Using the entries shown below, output the line containing "Generate a Python script that draws this with matplotlib.", the line containing "fontsize=9, handlelength=2.6, handletextpad=0.2)", and every line between them, exactly. Pictures are omitted.

(Rows from a dataset of charts and code)

# # #

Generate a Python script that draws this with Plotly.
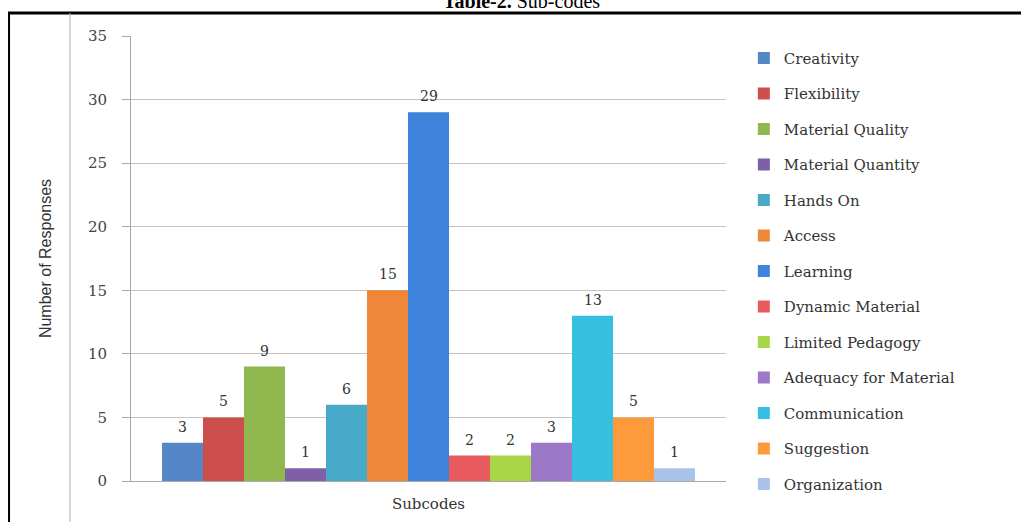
import plotly.graph_objects as go

# Sub-code response counts
subcodes = [
    "Creativity", "Flexibility", "Material Quality", "Material Quantity",
    "Hands On", "Access", "Learning", "Dynamic Material", "Limited Pedagogy",
    "Adequacy for Material", "Communication", "Suggestion", "Organization",
]
responses = [3, 5, 9, 1, 6, 15, 29, 2, 2, 3, 13, 5, 1]
bar_colors = [
    "#5586c8", "#cc4f4e", "#8fb84e", "#7f5fa8", "#48a8c8", "#ee8838",
    "#3f84dc", "#e95a5e", "#a9d648", "#9b78c8", "#35bfe0", "#fd9a3c", "#a9c3e6",
]
y_ticks = [0, 5, 10, 15, 20, 25, 30, 35]

serif = "DejaVu Serif"
positions = list(range(len(subcodes)))

fig = go.Figure()
for pos, name, val, col in zip(positions, subcodes, responses, bar_colors):
    fig.add_trace(go.Bar(
        x=[pos], y=[val], name=name, legendgroup=name, width=1,
        marker=dict(color=col, line=dict(width=0)),
        hoverinfo="name+y",
    ))
    # value label above each bar
    fig.add_annotation(
        x=pos, y=val, yanchor="bottom", yshift=6, showarrow=False,
        text=str(val), font=dict(family=serif, size=14, color="#333333"),
    )

fig.update_layout(
    width=1021, height=522,
    margin=dict(l=131, r=295, t=36, b=41),
    paper_bgcolor="white", plot_bgcolor="white",
    barmode="overlay",
    showlegend=True,
    legend=dict(
        x=1.03, xanchor="left", y=0.987, yanchor="top",
        font=dict(family=serif, size=15, color="#333333"),
        tracegroupgap=13, itemclick=False, maxheight=520,
        bgcolor="rgba(0,0,0,0)",
    ),
    xaxis=dict(
        range=[-1.256, 13.256],
        showticklabels=False, showgrid=False, zeroline=False,
        showline=True, linecolor="#a8a8a8", linewidth=1,
        title=dict(text="Subcodes", font=dict(family=serif, size=15, color="#333333"), standoff=17),
        automargin=False,
    ),
    yaxis=dict(
        range=[0, 35], tickvals=y_ticks,
        ticks="outside", ticklen=8, tickcolor="#a8a8a8",
        showline=True, linecolor="#a8a8a8", linewidth=1,
        showgrid=True, gridcolor="#c4c4c4", gridwidth=1,
        tickfont=dict(family=serif, size=15, color="#444444"),
        ticklabelstandoff=12,
        title=dict(text="Number of Responses",
                   font=dict(family="Liberation Sans Narrow, Liberation Sans", size=16, color="#333333"),
                   standoff=32),
        automargin=False, zeroline=False,
    ),
)

# Page framing: caption, rules and panel edge
fig.add_annotation(
    xref="paper", yref="paper", x=0.657, y=1.0, yshift=22, yanchor="bottom",
    text="<b>Table-2.</b> Sub-codes", showarrow=False,
    font=dict(family="Liberation Serif", size=20, color="black"),
)
fig.add_shape(type="line", xref="paper", yref="paper", x0=-0.2067, x1=1.5, y0=1.0517, y1=1.0517,
              line=dict(color="black", width=3), layer="above")
fig.add_shape(type="line", xref="paper", yref="paper", x0=-0.2050, x1=-0.2050, y0=1.0517, y1=-0.1,
              line=dict(color="black", width=2), layer="above")
fig.add_shape(type="line", xref="paper", yref="paper", x0=-0.1025, x1=-0.1025, y0=1.0517, y1=-0.1,
              line=dict(color="#b0b0b0", width=1), layer="above")

fig.write_html("out.html")
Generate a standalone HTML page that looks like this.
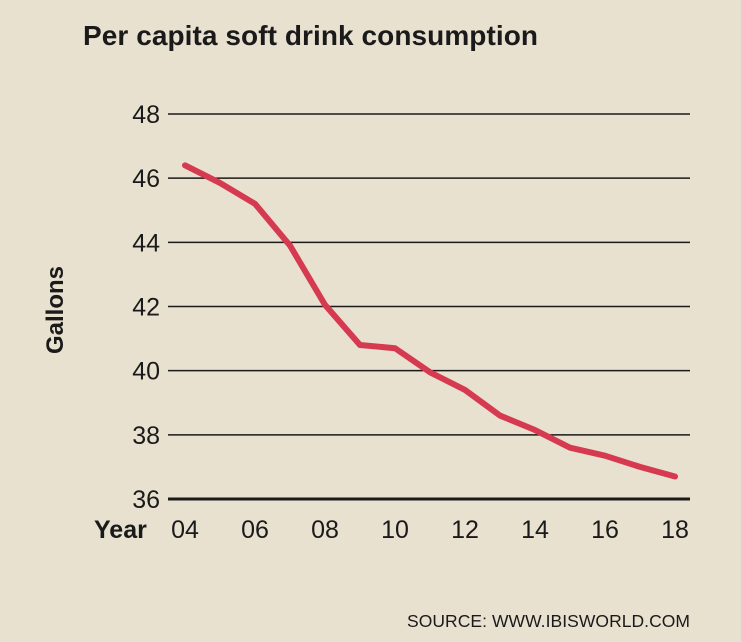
<!DOCTYPE html>
<html><head><meta charset="utf-8"><style>
html,body{margin:0;padding:0;background:#e8e1d0;}
svg{display:block;font-family:"Liberation Sans",sans-serif;}
</style></head><body>
<svg id="chart" width="741" height="642">
<rect width="741" height="642" fill="#e8e1d0"/>
<text x="83" y="45" font-size="28" font-weight="bold" fill="#1a1a1a" textLength="455">Per capita soft drink consumption</text>
<text transform="translate(63,310) rotate(-90)" text-anchor="middle" font-size="24" font-weight="bold" fill="#1a1a1a">Gallons</text>
<text x="94" y="538" font-size="25" font-weight="bold" fill="#1a1a1a">Year</text>
<text x="690" y="627" text-anchor="end" font-size="17.5" fill="#1a1a1a" textLength="283">SOURCE: WWW.IBISWORLD.COM</text>
<g id="grid"></g><g id="xt"></g><g id="series"></g>
</svg>
<script>
const years=[4,5,6,7,8,9,10,11,12,13,14,15,16,17,18];
const gallons=[46.4,45.85,45.2,43.9,42.05,40.8,40.7,39.95,39.4,38.6,38.15,37.6,37.35,37.0,36.7];
const yTicks=[36,38,40,42,44,46,48];
const xTicks=[4,6,8,10,12,14,16,18];
const ns="http://www.w3.org/2000/svg";
const y=v=>499-(v-36)*(499-114)/12;
const x=v=>185+(v-4)*35;
const grid=document.getElementById('grid');
yTicks.forEach(t=>{
 const l=document.createElementNS(ns,'line');
 l.setAttribute('x1',168);l.setAttribute('x2',690);l.setAttribute('y1',y(t));l.setAttribute('y2',y(t));
 l.setAttribute('stroke','#1a1a1a');l.setAttribute('stroke-width',t===36?3:1.5);
 
 
 grid.appendChild(l);
 const tx=document.createElementNS(ns,'text');
 tx.setAttribute('x',160);tx.setAttribute('y',y(t)+9);tx.setAttribute('text-anchor','end');
 tx.setAttribute('font-size','25');tx.setAttribute('fill','#1a1a1a');tx.textContent=t;
 
 
 grid.appendChild(tx);
});
const xt=document.getElementById('xt');
xTicks.forEach(t=>{
 const tx=document.createElementNS(ns,'text');
 tx.setAttribute('x',x(t));tx.setAttribute('y',538);tx.setAttribute('text-anchor','middle');
 tx.setAttribute('font-size','25');tx.setAttribute('fill','#1a1a1a');tx.textContent=String(t).padStart(2,'0');
 
 
 xt.appendChild(tx);
});
const p=document.createElementNS(ns,'polyline');
p.setAttribute('points',years.map((yr,i)=>x(yr)+','+y(gallons[i])).join(' '));
p.setAttribute('fill','none');p.setAttribute('stroke','#d63a50');p.setAttribute('stroke-width','6');
p.setAttribute('stroke-linejoin','round');p.setAttribute('stroke-linecap','round');


document.getElementById('series').appendChild(p);
</script>
</body></html>
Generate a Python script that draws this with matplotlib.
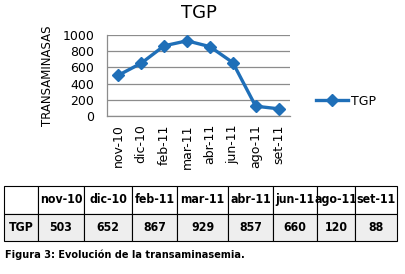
import matplotlib

matplotlib.use("Agg")
import matplotlib.pyplot as plt

MONTHS = ["nov-10", "dic-10", "feb-11", "mar-11", "abr-11", "jun-11", "ago-11", "set-11"]
TGP = [503, 652, 867, 929, 857, 660, 120, 88]
YTICKS = [0, 200, 400, 600, 800, 1000]

BLUE = "#1f6fb8"

fig = plt.figure(figsize=(4.05, 2.74), dpi=100)
fig.patch.set_facecolor("white")

# --- line chart -----------------------------------------------------------
ax = fig.add_axes([0.264, 0.577, 0.452, 0.295])
x = range(len(MONTHS))
ax.plot(x, TGP, "-D", color=BLUE, lw=2.4, ms=6, label="TGP")
ax.set_xlim(-0.5, len(MONTHS) - 0.5)
ax.set_ylim(0, 1000)
ax.set_yticks(YTICKS)
ax.set_yticklabels([str(v) for v in YTICKS], fontsize=9)
ax.set_xticks(list(x))
ax.set_xticklabels(MONTHS, rotation=90, fontsize=9)
ax.tick_params(axis="y", length=0, pad=9)
ax.tick_params(axis="x", length=0, pad=6)
ax.grid(axis="y", color="#8c8c8c", lw=0.9)
ax.set_axisbelow(True)
for s in ["top", "right"]:
    ax.spines[s].set_visible(False)
for s in ["left", "bottom"]:
    ax.spines[s].set_color("#8c8c8c")
    ax.spines[s].set_linewidth(0.9)
ax.set_ylabel("TRANSAMINASAS", fontsize=8.5, labelpad=6)
ax.set_title("TGP", fontsize=13, pad=12)
ax.legend(loc="center left", bbox_to_anchor=(1.08, 0.18), frameon=False,
          fontsize=9, handlelength=2.6, handletextpad=0.2)

# --- data table -----------------------------------------------------------
tax = fig.add_axes([4 / 405, 1 - 241 / 274, 393 / 405, 55 / 274])
tax.axis("off")
widths = [34, 46, 48, 45, 51, 45, 44, 38, 42]
total = sum(widths)
cells = [[""] + MONTHS, ["TGP"] + [str(v) for v in TGP]]
colors = [["white"] * 9, ["#eeeeee"] * 9]
tbl = tax.table(cellText=cells, cellColours=colors, colWidths=[w / total for w in widths],
                cellLoc="center", bbox=[0, 0, 1, 1])
tbl.auto_set_font_size(False)
for (r, c), cell in tbl.get_celld().items():
    cell.set_edgecolor("black")
    cell.set_linewidth(0.8)
    cell.get_text().set_fontsize(8.8)
    cell.get_text().set_fontweight("bold")
    cell.get_text().set_fontstretch("condensed")

fig.text(5 / 405, 1 - 255 / 274, "Figura 3: Evolución de la transaminasemia.",
         fontsize=7.8, fontweight="bold", fontstretch="condensed", va="center", ha="left")

fig.savefig("out.png", dpi=100)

# # #

* _Output for this task_:
Generate a Python script that draws this with matplotlib.
import matplotlib

matplotlib.use("Agg")
import matplotlib.pyplot as plt

MONTHS = ["nov-10", "dic-10", "feb-11", "mar-11", "abr-11", "jun-11", "ago-11", "set-11"]
TGP = [503, 652, 867, 929, 857, 660, 120, 88]
YTICKS = [0, 200, 400, 600, 800, 1000]

BLUE = "#1f6fb8"

fig = plt.figure(figsize=(4.05, 2.74), dpi=100)
fig.patch.set_facecolor("white")

# --- line chart -----------------------------------------------------------
ax = fig.add_axes([0.264, 0.577, 0.452, 0.295])
x = range(len(MONTHS))
ax.plot(x, TGP, "-D", color=BLUE, lw=2.4, ms=6, label="TGP")
ax.set_xlim(-0.5, len(MONTHS) - 0.5)
ax.set_ylim(0, 1000)
ax.set_yticks(YTICKS)
ax.set_yticklabels([str(v) for v in YTICKS], fontsize=9)
ax.set_xticks(list(x))
ax.set_xticklabels(MONTHS, rotation=90, fontsize=9)
ax.tick_params(axis="y", length=0, pad=9)
ax.tick_params(axis="x", length=0, pad=6)
ax.grid(axis="y", color="#8c8c8c", lw=0.9)
ax.set_axisbelow(True)
for s in ["top", "right"]:
    ax.spines[s].set_visible(False)
for s in ["left", "bottom"]:
    ax.spines[s].set_color("#8c8c8c")
    ax.spines[s].set_linewidth(0.9)
ax.set_ylabel("TRANSAMINASAS", fontsize=8.5, labelpad=6)
ax.set_title("TGP", fontsize=13, pad=12)
ax.legend(loc="center left", bbox_to_anchor=(1.08, 0.18), frameon=False,
          fontsize=9, handlelength=2.6, handletextpad=0.2)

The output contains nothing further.